When other preventative measures are not viable or exhausted, borrowers may consider alternative avenues to avoid a forced repossession. Voluntary surrender is one option, where the borrower willingly returns the property to the lender. While this still means losing the asset, it can mitigate some negative consequences of a forced repossession, such as avoiding additional repossession fees and potentially reducing the negative impact on one’s credit report compared to a contested repossession. A deficiency balance, representing the difference between the outstanding loan amount and the sale price of the surrendered property, may still be owed by the borrower.
Selling the asset yourself is another proactive step, particularly if the property holds sufficient value to cover the outstanding loan balance. This can be done through a private sale or by trading it in, often allowing the borrower to achieve a higher sale price than what the lender might obtain at an auction after repossession. If there is a lien on the property, obtaining explicit approval from the lender before selling is essential, as the sale proceeds must be used to pay off the loan directly. This approach helps the borrower control the sale process and potentially avoid a deficiency balance.

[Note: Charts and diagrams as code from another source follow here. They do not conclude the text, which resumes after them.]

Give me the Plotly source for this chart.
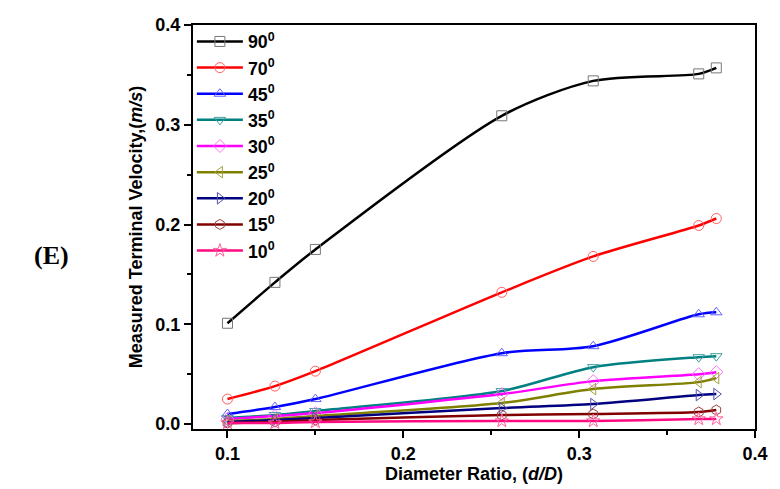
import plotly.graph_objects as go

x_ratio = [0.1, 0.127, 0.15, 0.256, 0.308, 0.368, 0.378]
angles = ["90", "70", "45", "35", "30", "25", "20", "15", "10"]
v90 = [0.101, 0.142, 0.175, 0.309, 0.344, 0.351, 0.357]
v70 = [0.025, 0.038, 0.053, 0.132, 0.168, 0.199, 0.206]
v45 = [0.010, 0.017, 0.025, 0.071, 0.078, 0.110, 0.112]
v35 = [0.006, 0.009, 0.013, 0.033, 0.057, 0.067, 0.068]
v30 = [0.005, 0.008, 0.011, 0.030, 0.043, 0.050, 0.052]
v25 = [0.003, 0.005, 0.008, 0.021, 0.035, 0.042, 0.046]
v20 = [0.002, 0.004, 0.006, 0.016, 0.020, 0.029, 0.030]
v15 = [0.001, 0.002, 0.004, 0.009, 0.010, 0.012, 0.014]
v10 = [0.001, 0.001, 0.002, 0.003, 0.003, 0.005, 0.005]
series = [v90, v70, v45, v35, v30, v25, v20, v15, v10]

colors = ["#000000", "#FF0000", "#0000FF", "#008080", "#FF00FF",
          "#808000", "#000080", "#800000", "#FF0A80"]
symbols = ["square-open", "circle-open", "triangle-up-open", "triangle-down-open",
           "diamond-open", "triangle-left-open", "triangle-right-open",
           "hexagon-open", "star-open"]
mcolors = ["#777777", "#FF6060", "#6060FF", "#40A0A0", "#FF70FF",
           "#A0A040", "#5050B0", "#A04040", "#FF60A0"]

fig = go.Figure()
for a, v, c, s, mc in zip(angles, series, colors, symbols, mcolors):
    fig.add_trace(go.Scatter(
        x=x_ratio, y=v, mode="lines+markers", name=f"<b>{a}<sup>0</sup></b>",
        line=dict(color=c, width=2.5, shape="spline", smoothing=0.8),
        marker=dict(symbol=s, size=10, color=mc, line=dict(color=mc, width=1)),
    ))

FONT = "Arial, Liberation Sans"
axis_font = dict(family=FONT, size=18, color="black")
fig.update_layout(
    width=780, height=489,
    margin=dict(l=193, r=18, t=25, b=60),
    paper_bgcolor="white", plot_bgcolor="white",
    font=dict(family=FONT, color="black"),
    showlegend=True,
    legend=dict(x=-0.002, y=1.004, xanchor="left", yanchor="top",
                bgcolor="rgba(0,0,0,0)", itemwidth=46, maxheight=600,
                font=dict(family=FONT, size=17.8, color="black"),
                tracegroupgap=0),
    xaxis=dict(range=[0.0804, 0.4], tickvals=[0.1, 0.2, 0.3, 0.4],
               ticktext=["<b>0.1</b>", "<b>0.2</b>", "<b>0.3</b>", "<b>0.4</b>"],
               ticks="outside", ticklen=7, tickwidth=2, tickcolor="black",
               minor=dict(tickvals=[0.15, 0.25, 0.35], ticks="outside", ticklen=4,
                          tickwidth=2, tickcolor="black"),
               showline=True, linewidth=2, linecolor="black", mirror=True,
               showgrid=False, zeroline=False, tickfont=axis_font,
               title=dict(text="<b>Diameter Ratio, (<i>d/D</i>)</b>",
                          font=dict(family=FONT, size=18), standoff=0)),
    yaxis=dict(range=[-0.005, 0.4], tickvals=[0.0, 0.1, 0.2, 0.3, 0.4],
               ticktext=["<b>0.0</b>", "<b>0.1</b>", "<b>0.2</b>", "<b>0.3</b>", "<b>0.4</b>"],
               ticks="outside", ticklen=7, tickwidth=2, tickcolor="black",
               minor=dict(tickvals=[0.05, 0.15, 0.25, 0.35], ticks="outside", ticklen=4,
                          tickwidth=2, tickcolor="black"),
               showline=True, linewidth=2, linecolor="black", mirror=True,
               showgrid=False, zeroline=False, tickfont=axis_font,
               title=dict(text="<b>Measured Terminal Velocity,(<i>m/s</i>)</b>",
                          font=dict(family=FONT, size=18), standoff=8)),
)
fig.add_annotation(text="<b>(E)</b>", xref="paper", yref="paper",
                   x=-0.252, y=0.43, xanchor="center", yanchor="middle", showarrow=False,
                   font=dict(family="Liberation Serif, Times New Roman", size=26, color="black"))

fig.write_html("out.html", config={"displayModeBar": False},
               post_script="document.body.style.margin='0';")
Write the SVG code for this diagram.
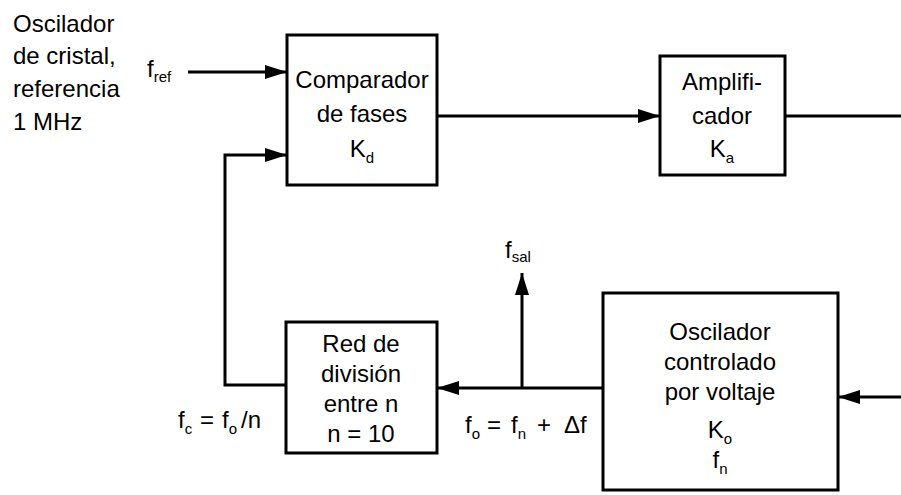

Filing for bankruptcy can temporarily halt repossession proceedings through an “automatic stay.” This legal injunction immediately stops most collection activities, including repossession, once a bankruptcy petition is filed. Chapter 7 bankruptcy, which involves liquidation of assets, can provide a temporary reprieve but may not ultimately save the property unless the debt is reaffirmed. Chapter 13 bankruptcy, a reorganization plan, allows borrowers to propose a payment plan to catch up on missed payments over time, often enabling them to keep their property. Bankruptcy is a serious legal step with significant, long-term financial consequences for one’s credit history, and should only be considered after consulting with qualified legal counsel.